I am overwhelmed with many emotions. Each step is bringing us closer to officially entering parenthood. We are so close to bringing our very own baby home and I will FINALLY know what it's like to be a mother. The majority of my emotional state is pure excitement and an absurd amount of joy for the glorious day of meeting baby and never letting them go; however, I've realized this process is hard to really express emotion fully and here is my reason:
I am trying to contain my excitement because unfortunately, the day has not arrived. My excitement is very closely related to our deep sorrow with infertility and desperately wanting children for so long. So when I let my excitement overwhelm me it seems a million other unwanted emotions creep in. This process is extremely beautiful and I'm ready for our baby. I know when we bring baby home I'll be able to let out any and all emotions. I'll be able to see the blessing the Lord has for us instead of just talking about it. I'll be able to kiss our baby instead of daydreaming of it's facial features and I'll be able to call myself a mother, and Jake a father. Until that day actually arrives, it still doesn't seem real. There are no physical implications that allow us to plan when our baby will become our baby. The thought that we ARE going to have a baby is hard to allow too much excitement because the disappointment is still so heavy. We don't know when, and it would be impossible to stay at this overwhelmingly emotional state of excitement until the day arrives without growing weary for the day to actually arrive. I don't want to spend these next *hopefully few months* in an uncontrollable emotional state. Therefore, I sort of don't allow for any emotion, good or bad, to rule me. Jake and I basically said today we feel like "okay cool, very cool, one step closer, but let's go on about our life." We are trying to take one day at a time.

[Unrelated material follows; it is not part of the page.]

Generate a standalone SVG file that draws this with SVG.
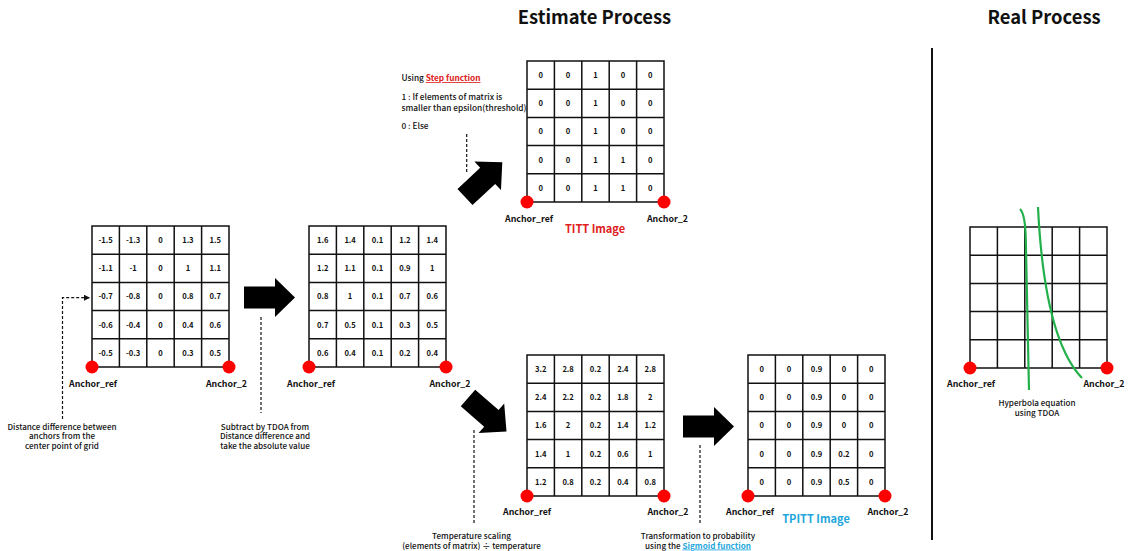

I don't mean I'm never letting my emotions out- of course that would be unhealthy. I just wanted to express a little about how we feel during this process and why this step, and picturing our child will ALWAYS bring tears to our eyes, but we don't allow the full amount to pour out. So, we welcome you to cry and show as much excitement for us as you please... but I never want anyone to be confused as to why y'all might seem more excited than we do. Believe me- there is no way that's true, but we are trying to remain calm until the amazing day we meet our baby. :))) Thanks for reading and thanks for your prayers.